Complete Training Pipeline¶

# Full training pipeline
pipeline = MLFChain(
    # Data processing
    DataIngestCrafter("customer_data.csv"),
    CleanerCrafter(strategy="median"),
    ScalerCrafter(scaler_type="standard"),

    # Model training
    ModelCrafter(
        model_name="xgboost",
        model_params={
            "n_estimators": 150,
            "learning_rate": 0.05,
            "max_depth": 6
        },
        test_size=0.25,
        stratify=True
    ),

    # Model evaluation
    ScorerCrafter(
        metrics=["accuracy", "precision", "recall", "f1"]
    )
)

result = pipeline.run()

# Print results
print(f"Model: {result['model_name']}")
print(f"Features: {len(result['features'])}")
print(f"Test accuracy: {result['test_score']:.4f}")
print("\nDetailed metrics:")
for metric, score in result['scores'].items():
    print(f"  {metric}: {score:.4f}")

Model Comparison¶

Compare different algorithms:

models = {
    "Random Forest": ModelCrafter(
        model_name="random_forest",
        model_params={"n_estimators": 100}
    ),
    "XGBoost": ModelCrafter(
        model_name="xgboost",
        model_params={"learning_rate": 0.1}
    ),
    "Logistic Regression": ModelCrafter(
        model_name="logistic_regression",
        model_params={"C": 1.0}
    )
}

results = {}
for name, model in models.items():
    pipeline = MLFChain(
        DataIngestCrafter("data.csv"),
        CleanerCrafter(strategy="auto"),
        ScalerCrafter(scaler_type="standard"),
        model,
        ScorerCrafter()
    )

    result = pipeline.run()
    results[name] = result['scores']

# Compare results
print("Model Comparison:")
for name, scores in results.items():
    print(f"{name}: Accuracy={scores['accuracy']:.4f}, F1={scores['f1']:.4f}")

Model Evaluation¶

Using ScorerCrafter¶

# Evaluate with multiple metrics
pipeline = MLFChain(
    # ... other crafters ...
    ScorerCrafter(
        metrics=["accuracy", "precision", "recall", "f1"]
    )
)

result = pipeline.run()

# Access detailed scores
scores = result['scores']
print(f"Accuracy: {scores['accuracy']:.4f}")
print(f"Precision: {scores['precision']:.4f}")
print(f"Recall: {scores['recall']:.4f}")
print(f"F1-Score: {scores['f1']:.4f}")

Custom Evaluation¶

# Just specific metrics
scorer = ScorerCrafter(metrics=["accuracy", "f1"])

# Or just accuracy
scorer = ScorerCrafter(metrics=["accuracy"])

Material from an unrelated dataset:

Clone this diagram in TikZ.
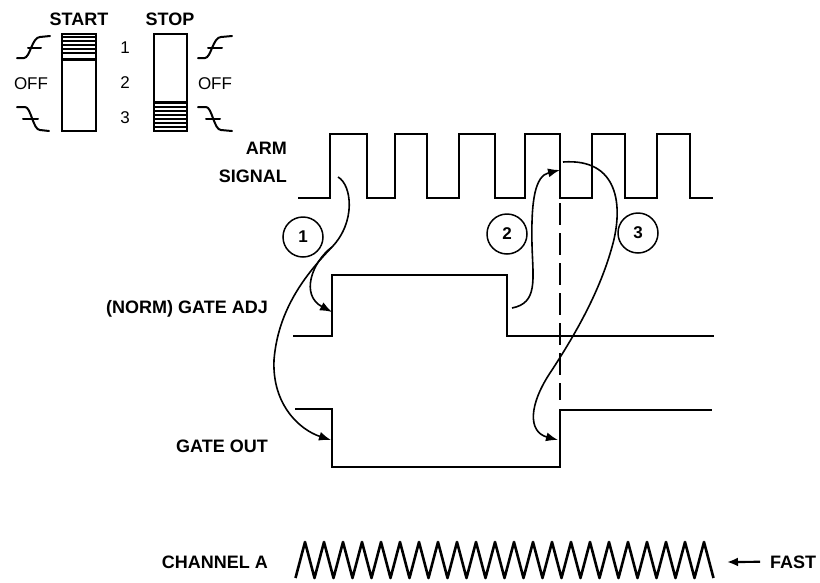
\documentclass[tikz,border=0pt]{standalone}
\usepackage{fontspec}
\setmainfont{Liberation Sans}
\usetikzlibrary{arrows.meta}
\begin{document}
\begin{tikzpicture}[x=1pt,y=-1pt,
 wave/.style={line width=2.6pt},
 conn/.style={line width=1.6pt,-{Latex[length=12pt,width=9pt]}},
 lbl/.style={inner sep=0pt, font=\bfseries\fontsize{18}{18}\selectfont},
 plainlbl/.style={inner sep=0pt, font=\fontsize{17}{17}\selectfont},
 num/.style={circle,draw,line width=1.5pt,minimum size=40pt,inner sep=0pt,font=\bfseries\fontsize{17}{17}\selectfont},
 swbox/.style={line width=2.6pt},
 hatch/.style={line width=2.4pt},
 edgesym/.style={line width=2pt, line cap=round, line join=round},
 fastarrow/.style={line width=2.2pt,-{Latex[length=11pt,width=9pt]}}]
\useasboundingbox (0,0) rectangle (820,582);

% ---- switches ----
\node[lbl, anchor=base] (start) at (79,25) {START};
\node[lbl, anchor=base] (stop) at (170,25) {STOP};
\draw[swbox] (62,34) rectangle (96,131);
\foreach \y in {37,41,45,49,53} \draw[hatch] (62,\y) -- (96,\y);
\draw[line width=3pt] (62,59) -- (96,59);
\draw[swbox] (154,34) rectangle (187,131);
\foreach \y in {107,111,115,119,123,127} \draw[hatch] (154,\y) -- (187,\y);
\draw[line width=3pt] (154,102) -- (187,102);
\node[plainlbl, anchor=base] (n1) at (125,53) {1};
\node[plainlbl, anchor=base] (n2) at (125,88) {2};
\node[plainlbl, anchor=base] (n3) at (125,123) {3};
\node[plainlbl, anchor=base] (offl) at (31,89) {OFF};
\node[plainlbl, anchor=base] (offr) at (215,89) {OFF};
% edge symbols left
\draw[edgesym] (17,58) -- (24,58) .. controls (30,58) and (32,37) .. (40,37) -- (50,36);
\draw[edgesym] (28,48) -- (41,48);
\draw[edgesym] (17,107) -- (25,107) .. controls (31,107) and (33,130) .. (40,130) -- (49,131);
\draw[edgesym] (23,119) -- (38,119);
% edge symbols right
\draw[edgesym] (198,58) -- (205,58) .. controls (211,58) and (213,37) .. (221,37) -- (232,36);
\draw[edgesym] (208,48) -- (222,48);
\draw[edgesym] (198,107) -- (206,107) .. controls (212,107) and (214,130) .. (221,130) -- (232,131);
\draw[edgesym] (206,119) -- (220,119);

% ---- labels ----
\node[lbl, anchor=base east] (arm) at (287,154) {ARM};
\node[lbl, anchor=base east] (sig) at (287,182) {SIGNAL};
\node[lbl, anchor=base east] (adj) at (268,313) {(NORM) GATE ADJ};
\node[lbl, anchor=base east] (gout) at (268,452) {GATE OUT};
\node[lbl, anchor=base east] (cha) at (268,568) {CHANNEL A};
\node[lbl, anchor=base west] (fast) at (770,568) {FAST};

% ---- arm signal ----
\draw[wave] (298,198) -- (330,198) -- (330,134) -- (367,134) -- (367,198)
  -- (395,198) -- (395,134) -- (427,134) -- (427,198)
  -- (459,198) -- (459,134) -- (495,134) -- (495,198)
  -- (525,198) -- (525,134) -- (560,134) -- (560,198)
  -- (592,198) -- (592,134) -- (625,134) -- (625,198)
  -- (657,198) -- (657,134) -- (690,134) -- (690,198) -- (713,198);

% ---- gate adj ----
\draw[wave] (293,336) -- (332,336) -- (332,275) -- (507,275) -- (507,336) -- (714,336);
% ---- gate out ----
\draw[wave] (295,409) -- (332,409) -- (332,467) -- (560,467) -- (560,410) -- (712,410);

% ---- dashed marker ----
\draw[line width=2pt, dash pattern=on 22pt off 8pt] (560,203) -- (560,400);

% ---- circled numbers ----
\node[num] (c1) at (303,237) {1};
\node[num] (c2) at (507,234) {2};
\node[num] (c3) at (638,233) {3};

% ---- cause/effect curves ----
\coordinate (a1s) at (338,177);
\coordinate (a1m) at (332,247);
\coordinate (adjR) at (332,312);
\coordinate (outF) at (331,440);
\draw[line width=1.6pt] (a1s) .. controls (352,185) and (356,222) .. (a1m);
\draw[conn] (a1m) .. controls (312,262) and (300,295) .. (adjR);
\draw[conn] (a1m) .. controls (305,275) and (278,310) .. (274,360) .. controls (272,405) and (300,430) .. (outF);

\coordinate (a2s) at (512,308);
\coordinate (armF) at (560,170);
\draw[conn] (a2s) .. controls (538,303) and (533,280) .. (532,245) .. controls (531,200) and (535,176) .. (armF);

\coordinate (a3s) at (563,162);
\coordinate (outR) at (558,440);
\draw[conn] (a3s) .. controls (618,158) and (624,205) .. (612,247) .. controls (600,290) and (578,330) .. (552,370) .. controls (528,405) and (528,432) .. (outR);

% ---- channel A zigzag ----
\draw[wave, line join=round] (295.5,578) \foreach \k in {0,...,21} { -- ({305+19*\k},542) -- ({314.5+19*\k},578) };
\coordinate (fh) at (727,562);
\draw[fastarrow] ([xshift=-10pt]fast.west) -- (fh);
\end{tikzpicture}
\end{document}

Algorithm Selection Guide¶

Choose Random Forest when:¶

Need good baseline performance
Want feature importance
Working with mixed data types
Don't want to tune many parameters

Choose XGBoost when:¶

Want maximum performance
Have time for parameter tuning
Working with structured data
Need to handle missing values automatically

Choose Logistic Regression when:¶

Need interpretable results
Want fast training/prediction
Working with linear relationships
Building baseline models

Complete Example¶

from mlfcrafter import MLFChain, DataIngestCrafter, CleanerCrafter, ScalerCrafter, ModelCrafter, ScorerCrafter, DeployCrafter

# E-commerce customer classification
pipeline = MLFChain(
    # Load and process data
    DataIngestCrafter("customers.csv"),
    CleanerCrafter(
        strategy="auto",
        str_fill="Unknown",
        int_fill=0
    ),
    ScalerCrafter(scaler_type="robust"),

    # Train XGBoost model
    ModelCrafter(
        model_name="xgboost",
        model_params={
            "n_estimators": 200,
            "learning_rate": 0.05,
            "max_depth": 6,
            "random_state": 42
        },
        test_size=0.2,
        stratify=True
    ),

    # Evaluate performance
    ScorerCrafter(),

    # Deploy model
    DeployCrafter(
        model_path="customer_model.joblib",
        save_format="joblib"
    )
)

# Run complete pipeline
result = pipeline.run()

# Results
print(f"✅ Model trained successfully!")
print(f"📊 Test F1-Score: {result['scores']['f1']:.4f}")
print(f"💾 Model saved to: {result['deployment_path']}")

Best Practices¶

Start Simple¶

Begin with Random Forest using default parameters, then optimize.

Use Proper Scaling¶

Always use ScalerCrafter before ModelCrafter, especially for logistic regression.

Validate Performance¶

Use multiple metrics (accuracy, precision, recall, F1) to evaluate models.

Set Random Seeds¶

Use consistent random_state values for reproducible results.

Monitor Overfitting¶

Compare train_score vs test_score - large gaps indicate overfitting.